When Deals Stick in the Pipeline
What is going on with that huge deal that was supposed to close last month? Why isn’t that deal closed yet? It seems like everything is stuck in the pipeline. When are these deals going to close? There isn’t a sales manager alive who hasn’t wondered why the salespeople aren’t closing deals, especially the deals that were forecast. Sales managers expect and rely on accurate information about when deals will be closing. “Accurate” is the operative word here because what most salespeople give their managers is their best guess of the dates on which they would like their sales to close. Then, when deals don’t close in that timeframe there is always a “good reason” or some excuse as to why the deal hasn’t closed.
Closing is not about the salesperson or your company. It is about the customer and their needs and timeline. When salespeople get ahead of customers in the sales cycle, they usually predict the close without any input from the customer at all. They seemingly pull a date out ofthin air or assume a date that allows them to make quota that month. What they rarely figure into the forecast is the close date has to come from the customer. It is the date the customer is ready to buy, as it is almost impossible to force someone into closing a deal when he or she is not ready. If something weird should happen and salespeople actually force the close, they usually find themselves in a very bad position and often that customer will probably never buy from them again. Worse, the customer may tell others about the situation.
The most common reasons deals don’t close are:
- The competition comes in at the end with something “better.”
- Something at the customer company has changed (that no one knew about).
- The budget was appropriated to another project.
- The possible sale was fiction – the salesperson was clueless and it wasn’t going to close in the first place.
- The salesperson (or someone at your company) did something to irritate the buyers.

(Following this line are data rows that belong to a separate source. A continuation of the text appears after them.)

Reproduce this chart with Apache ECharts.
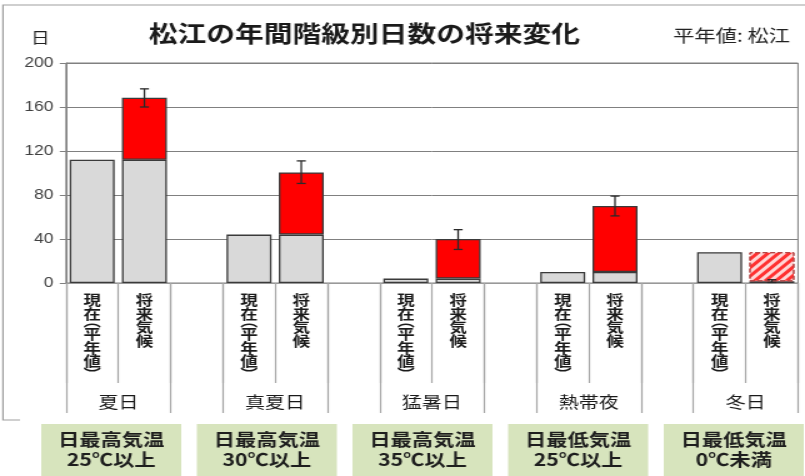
<!DOCTYPE html>
<html>
<head>
<meta charset="utf-8">
<script src="https://cdn.jsdelivr.net/npm/echarts@6/dist/echarts.min.js"></script>
<style>
html,body{margin:0;padding:0;background:#fff;overflow:hidden;width:805px;height:476px;}
#c{width:644px;height:476px;transform:scaleX(1.25);transform-origin:0 0;}
</style>
</head>
<body>
<div id="c"></div>
<script>
// ---- data ----
const groups = ['夏日', '真夏日', '猛暑日', '熱帯夜', '冬日'];
const slotLabels = ['現在(平年値)', '将来気候'];
const conditions = ['日最高気温\n25℃以上', '日最高気温\n30℃以上', '日最高気温\n35℃以上', '日最低気温\n25℃以上', '日最低気温\n0℃未満'];
const currentDays = [112, 44, 4, 10, 28];
const futureDays = [168.5, 100.5, 40, 70, 1.5];
const futureLow = [160, 90.5, 30.5, 61, 0.5];
const futureHigh = [176.5, 111, 48.5, 79, 3];
const yMin = 0, yMax = 200, yStep = 40;

// ---- build ----
const CJK = '"Noto Sans CJK JP", "Noto Sans CJK SC", sans-serif';
const cats = [];
const baseData = [], incData = [], decData = [], errData = [];
groups.forEach((g, i) => {
  const cur = currentDays[i], fut = futureDays[i];
  cats.push(slotLabels[0]);
  baseData.push(cur); incData.push('-'); decData.push('-');
  cats.push(slotLabels[1]);
  const fi = cats.length - 1;
  baseData.push(Math.min(cur, fut));
  incData.push(fut > cur ? +(fut - cur).toFixed(2) : '-');
  decData.push(cur > fut ? +(cur - fut).toFixed(2) : '-');
  errData.push([fi, futureLow[i], futureHigh[i]]);
  if (i < groups.length - 1) {
    cats.push('');
    baseData.push('-'); incData.push('-'); decData.push('-');
  }
});
// boundary axis: one entry per slot edge
const edges = [];
for (let k = 0; k <= cats.length; k++) edges.push('');
groups.forEach((g, i) => { edges[i * 3 + 1] = g; });

function vertical(s) {
  return s.split('').map(ch => {
    if (ch === '(') return '{po|︵}';
    if (ch === ')') return '{pc|︶}';
    return '{c|' + ch + '}';
  }).join('\n');
}

const W = 644;
const chart = echarts.init(document.getElementById('c'), null, {width: W, height: 476});

const boxGraphics = [];
conditions.forEach((t, i) => {
  const left = 33 + i * 124.5;
  boxGraphics.push({type: 'rect', shape: {x: left, y: 424, width: 112, height: 52}, style: {fill: '#d7e4bd'}, z: 10});
  boxGraphics.push({type: 'text', x: left + 56, y: 450, z: 11,
    style: {text: t, textAlign: 'center', textVerticalAlign: 'middle', fontSize: 17, fontWeight: 'bold',
      fontFamily: CJK, lineHeight: 20, fill: '#1e1e1e'}});
});

const labelBase = {fontSize: 14, fontWeight: 'bold', fontFamily: CJK, color: '#1a1a1a'};
const option = {
  animation: false,
  backgroundColor: '#fff',
  title: [
    {text: '松江の年間階級別日数の将来変化', left: 119, top: 22, padding: 0,
      textStyle: {fontSize: 23, fontWeight: 'bold', fontFamily: CJK, color: '#1a1a1a'}},
    {text: '平年値: 松江', right: 12, top: 27, padding: 0,
      textStyle: {fontSize: 17, fontWeight: 'normal', fontFamily: CJK, color: '#222'}}
  ],
  grid: {left: 52.8, right: 5.6, top: 63, bottom: 193, show: true, borderColor: '#808080', borderWidth: 1, backgroundColor: 'transparent'},
  xAxis: [
    {type: 'category', data: cats, position: 'bottom', boundaryGap: true,
      axisLine: {lineStyle: {color: '#999', width: 1}},
      axisTick: {show: true, interval: 0, length: 100, lineStyle: {color: '#a6a6a6', width: 1.2}},
      axisLabel: {interval: 0, formatter: v => v ? vertical(v) : '', margin: 10, verticalAlign: 'top',
        rich: {
          c: Object.assign({lineHeight: 13.5}, labelBase),
          po: Object.assign({lineHeight: 7, padding: [0, 0, 6, 0]}, labelBase),
          pc: Object.assign({lineHeight: 7, padding: [6, 0, 0, 0]}, labelBase)
        }}},
    {type: 'category', data: edges, position: 'bottom', boundaryGap: false,
      axisLine: {show: false},
      axisTick: {show: true, length: 130, interval: (idx) => idx % 3 !== 1, lineStyle: {color: '#a6a6a6', width: 1.2}},
      axisLabel: {interval: 0, fontSize: 16, fontFamily: CJK, color: '#1a1a1a', margin: 119, verticalAlign: 'middle'}}
  ],
  yAxis: {type: 'value', min: yMin, max: yMax, interval: yStep,
    name: '日', nameLocation: 'end', nameGap: 25.5,
    nameTextStyle: {fontSize: 15, fontFamily: CJK, color: '#222', align: 'right', verticalAlign: 'middle', padding: [0, 13, 0, 0]},
    axisLine: {show: true, lineStyle: {color: '#808080'}},
    axisTick: {show: true, length: 5, lineStyle: {color: '#808080'}},
    axisLabel: {fontSize: 14, color: '#404040', margin: 10, fontFamily: '"Liberation Sans", Arial, sans-serif'},
    splitLine: {lineStyle: {color: '#808080', width: 1}}},
  series: [
    {name: '現在', type: 'bar', stack: 'a', data: baseData, barWidth: '86%',
      itemStyle: {color: '#d9d9d9', borderColor: '#3a3a3a', borderWidth: 1.3}},
    {name: '増加', type: 'bar', stack: 'a', data: incData, barWidth: '86%',
      itemStyle: {color: '#ff0000', borderColor: '#3a3a3a', borderWidth: 1.3}},
    {name: '減少', type: 'bar', stack: 'a', data: decData, barWidth: '86%',
      itemStyle: {color: '#ffd6d6', borderColor: '#b04040', borderWidth: 1, borderType: 'dashed',
        decal: {symbol: 'rect', symbolSize: 1, color: '#ff3030', dashArrayX: [1, 0], dashArrayY: [2.5, 2.5], rotation: -Math.PI / 4}}},
    {name: '幅', type: 'custom', data: errData, encode: {x: 0, y: [1, 2]}, z: 5,
      renderItem: (params, api) => {
        const lo = api.coord([api.value(0), api.value(1)]);
        const hi = api.coord([api.value(0), api.value(2)]);
        const c = 3.6;
        const st = {stroke: '#2a2a2a', lineWidth: 1.3};
        return {type: 'group', children: [
          {type: 'line', shape: {x1: lo[0], y1: lo[1], x2: hi[0], y2: hi[1]}, style: st},
          {type: 'line', shape: {x1: lo[0] - c, y1: lo[1], x2: lo[0] + c, y2: lo[1]}, style: st},
          {type: 'line', shape: {x1: hi[0] - c, y1: hi[1], x2: hi[0] + c, y2: hi[1]}, style: st}
        ]};
      }}
  ],
  graphic: [
    {type: 'polyline', shape: {points: [[16, 420], [2.4, 420], [2.4, 5], [W, 5]]}, style: {stroke: '#a0a0a0', lineWidth: 1.2, fill: null}},
    ...boxGraphics
  ]
};
chart.setOption(option);
</script>
</body>
</html>
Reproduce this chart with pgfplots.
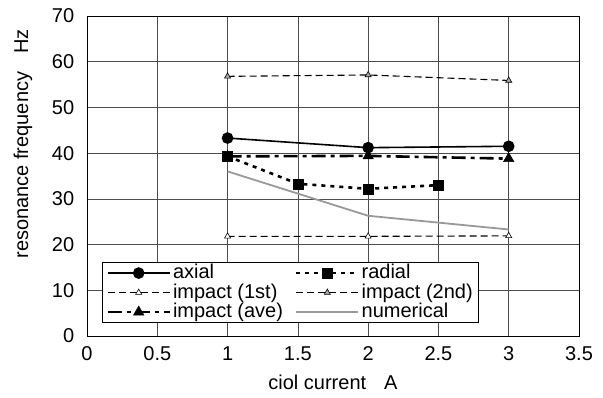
\documentclass[border=0pt]{standalone}
\usepackage{fontspec}
\setmainfont{Liberation Sans}
\usepackage{pgfplots}
\pgfplotsset{compat=1.18}
\begin{document}
\fontsize{20}{22}\selectfont
\begin{tikzpicture}
\begin{axis}[
  scale only axis, width=492pt, height=320pt,
  at={(0,0)}, anchor=south west,
  xmin=0, xmax=3.5, ymin=0, ymax=70,
  xtick={0,0.5,...,3.5}, ytick={0,10,...,70},
  grid=major, grid style={black!70, line width=0.6pt},
  axis line style={black, line width=0.8pt},
  major tick length=0pt,
  /pgf/number format/assume math mode=true,
  ticklabel style={font=\fontsize{20}{22}\selectfont},
  xticklabel style={yshift=-4pt},
  yticklabel style={xshift=-6pt},
  xlabel={ciol current\hspace{0.9em}A},
  ylabel={resonance frequency\hspace{0.9em}Hz},
  label style={font=\fontsize{20}{22}\selectfont},
  xlabel style={at={(axis description cs:0.5,-0.145)}, anchor=center},
  ylabel style={at={(axis description cs:-0.13,0.6)}, anchor=center},
  legend columns=2,
  legend cell align=left,
  legend style={at={(rel axis cs:0.0305,0.04)}, anchor=south west,
    draw=black, line width=0.8pt, fill=white, inner xsep=4pt, inner ysep=1pt,
    font=\fontsize{20}{20}\selectfont, row sep=0pt,
    nodes={inner ysep=1pt, inner xsep=2pt},
    /tikz/every even column/.append style={column sep=10pt}},
  legend image code/.code={
    \draw[mark repeat=2,mark phase=2,#1] plot coordinates {(0pt,0pt) (31pt,0pt) (62pt,0pt)};
  },
]
\addplot[black, line width=1.6pt, mark=*, mark size=5pt, mark options={solid}]
  coordinates {(1,43.3) (2,41.2) (3,41.5)};
\addlegendentry{axial}
\addplot[black, line width=2.6pt, dash pattern=on 4pt off 5pt, mark=square*, mark size=5pt, mark options={solid, line width=0.5pt}]
  coordinates {(1,39.3) (1.5,33.3) (2,32.2) (2.5,33.0)};
\addlegendentry{radial}
\addplot[black, line width=1.1pt, dash pattern=on 7pt off 4pt, mark=triangle*, mark size=3.5pt, mark options={solid, fill=white, line width=0.6pt}]
  coordinates {(1,21.8) (2,21.8) (3,21.9)};
\addlegendentry{impact (1st)}
\addplot[black, line width=1.1pt, dash pattern=on 7pt off 4pt, mark=triangle*, mark size=3.5pt, mark options={solid, fill=black!35, line width=0.6pt}]
  coordinates {(1,56.8) (2,57.1) (3,55.9)};
\addlegendentry{impact (2nd)}
\addplot[black, line width=2.6pt, dash pattern=on 14pt off 5pt on 4pt off 5pt, mark=triangle*, mark size=6pt, mark options={solid, line width=0.5pt}]
  coordinates {(1,39.3) (2,39.4) (3,38.8)};
\addlegendentry{impact (ave)}
\addplot[black!40, line width=1.8pt]
  coordinates {(1,36.0) (2,26.3) (3,23.3)};
\addlegendentry{numerical}
\end{axis}
\path (-87pt,-62pt) rectangle (516pt,336pt);
\end{tikzpicture}
\end{document}
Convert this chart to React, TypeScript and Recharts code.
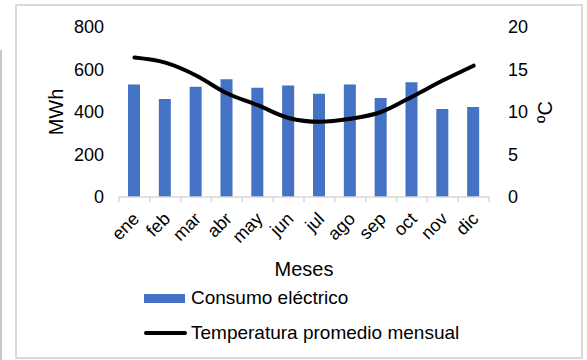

All of these can really be summed up in one word, “position”. Your salesperson was not positioned well enough to completely understand the buyers and their needs, including timeframe. Positioning is the key to closing and positioning depends on many factors, the customer’s budget, budget cycle, needs, attitudes, accounting practices, decision making policies and let’s not forget the competition. It is the salesperson’s job to ask questions to uncover all of the information needed so he or she can get well positioned. Who are the decision makers involved in this sale, is there a budget established, what is the procedure for procurement, what is their attitude toward your solution, what is the competition for this sale is it an in-house solution, another vendor or using the money for something completely different?
Asking good questions and listening is the only way that I know of to combat the realization that “Oh, no, it’s not going to close”. Sales managers need to coach their salespeople to uncover and gather the information needed to be well positioned. This is the only way to get an accurate close date from the customer and/or to get information first hand if that changes.
Questions like these need to be asked early in the sales cycle: What is your timeline for having this purchase completed? When do you need this to be up and running? When do you want to have this installed? The answers to these questions will help the salesperson start a timeline that will allow him to help the customer get what is needed. If a customer wants something installed or up and running by a certain date the salesperson can help them work backwards from there to understand the timeline for signing the contract.
Other important questions are: Who else beside yourself will be involved in this decision? Will we need approval from any other departments? Are there others you would like me to talk with about the product and how it will work? These questions are important because what holds up a deal many times is that the key contact working with the salesperson is not the final decision maker and has no authority to proceed. They may be waiting on approval from someone that is unknown to the salesperson and so the deal doesn’t close. Knowing early in the game all the people involved in the decision gives the salesperson a chance to get to know the others and their views. Often, it also allows the salesperson to bring in management to get better positioned with the decision makers. It is very rare these days that any one person at a company would make a buying decision of any size on their own, so salespeople must be coached to find all of the decision makers.
For salespeople to know where they stand and what they are up against in a sale, they should ask questions like these: What do you see as my competition for this sale, other vendors, and in-house solution another use for the same dollars?
Keep in mind that most of what you do to be sure a deal closes has to be done early in the sales cycle. When the deal is stalled at the end it most likely is too late. That is not to say a deal can’t be saved at that time, it is just much harder and the probability of success is lower. At this point salespeople have to be coached to go back and ask tough questions such as these: This deal was moving along and it looked like we would close on this date. What has happened to delay that? What did I miss in the decision making process? It appears to me that something has changed and I am not aware of what that is, can you help me understand?
Closing should not be a big deal. If you have a solution that a customer wants, at a price they are willing to pay and understand their needs and timeline, then your sale will close. It will close when the customer is ready for it to close and you will have a happy customer that will more than likely buy from you again and become a good referral source. Closing: It’s all about the customer.